I too used the "cat" command to put the files on FMC. That way you only need to ssh to FMC.

I generated a new key and CSR using XCA (free Windows app). You could also use openssl - just got to know the right syntax and it's a bit more cumbersome if you're a Windows person like me.

The key and certificate files are short ascii text so very easy to just paste into the ssh session.

root@fmc:/etc/ssl# 
root@fmc:/etc/ssl# cat server.crt
-----BEGIN CERTIFICATE-----
<paste in your certificate txt>
-----END CERTIFICATE-----
root@fmc:/etc/ssl# 
root@fmc:/etc/ssl# mv server.key server.key.old
root@fmc:/etc/ssl# cat > server.key
-----BEGIN RSA PRIVATE KEY-----
<paste in the new private key>
-----END RSA PRIVATE KEY-----
root@fmc:/etc/ssl#
root@fmc:/etc/ssl# pmtool restartbyid httpsd
root@fmc:/etc/ssl#

The last command above restarts the web server used by the FMC application. you can verify it worked from the cli by running "pigtail" (an FMC utility that tails most of the relevant system logs) or pmtool and watching for output similar to this:

root@fmc:/etc/ssl# pigtail


******************************************************************************************************************************************************************************************************************************************************************
** Displaying logs: ACTQ DCSM TCLG NGFW SSEC CPER VMSB TCAT CPLG DEPL MSGS HTTP TAPP VMSS MOJO SOUT CPAC SYDB NGUI SERR USMS                                                                                                                                      
******************************************************************************************************************************************************************************************************************************************************************


<omitting non-relevant output>
HTTP: 08-17 12:24:24 .016352 2019] [qos:warn] [pid 22454] mod_qos(009): mod_unique_id not available (mod_qos generates simple request id if required)
HTTP: 08-17 12:24:24 .016499 2019] [jk:warn] [pid 22454] No JkShmFile defined in httpd.conf. Using default /usr/logs/jk-runtime-status
HTTP: 08-17 12:24:24 .017528 2019] [mpm_prefork:notice] [pid 22454] AH00163: Apache/2.4.38 (Unix) CiscoSSL/1.0.2q.6.2.323-fips mod_qos/11.59 mod_jk/1.2.40 configured -- resuming normal operations
HTTP: 08-17 12:24:24 .017563 2019] [core:notice] [pid 22454] AH00094: Command line: '/usr/bin/httpsd -D FOREGROUND'
<omitting non-relevant output>
                                                                                                                                                                                                                                                
root@fmc:/etc/ssl# pmtool status | grep https                          
httpsd (system,gui) - Running 22454
Command: /usr/bin/httpsd -D FOREGROUND
PID File: /var/run/httpsd.pid
root@fmc:/etc/ssl#

I guess you mean
root@fmc:/etc/ssl# cat > server.crt
to create a file from pasted lines

Marvin: I did this and it worked thanks. I have a problem Kimi's instructions: "Replace server.crt so it contains the server certificate, as well as the issuing CA and the root CA certs all in a row (in that order)." How would I place the intermediate and root CA certs? Are these additional files in the directory or are they pasted into that one file?

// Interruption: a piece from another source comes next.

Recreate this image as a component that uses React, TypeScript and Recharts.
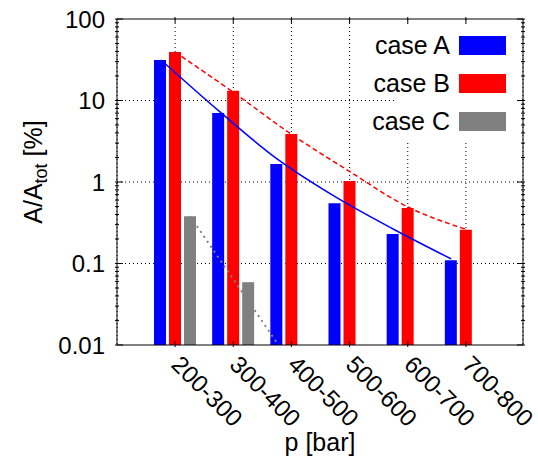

You can get them from the CA and then combine them into the one server.crt file.

Hi,

Yes, you can export the current certificate from an ASA and import to FTD. You'd need to export in PKCS12 format, these post should be help

 

https://community.cisco.com/t5/security-documents/certificate-backup-and-installation-trustpoints/ta-p/3109377

 

https://community.cisco.com/t5/security-documents/how-to-export-asa-identity-certificate-through-asdm/ta-p/3155728


HTH

Why is this ALWAYS such a massive PIA on Cisco products?  I'm so sick of battling to find a way that works on this Cisco platform or that, and it's never the same process or procedure twice.  Wake up Cisco!!! There is no excuse for this not being a simple process.  Step 1.  Create CSR.  Step 2. Get CSR signed by a trusted public CA.  Step 3. Install cert.  It should ONLY be that complicated.  Unless I created my CSR on a different platform/device, there is no excuse for me having to install or use OpenSSL.

...I thought I was the only one feeling that way, why do I need to spend 2 hours instead of 5 minutes -Im a consultant- for something that should be very straight forward? same goes for Netflow, EIGRP, WCCP in FTD...

I am so frustrated with Cisco. Im dealing with the same issue. How hard can it be ???

 

How did you generate the CSR on the FMC for your ASA? When I follow cisco documentation I keeps on failing.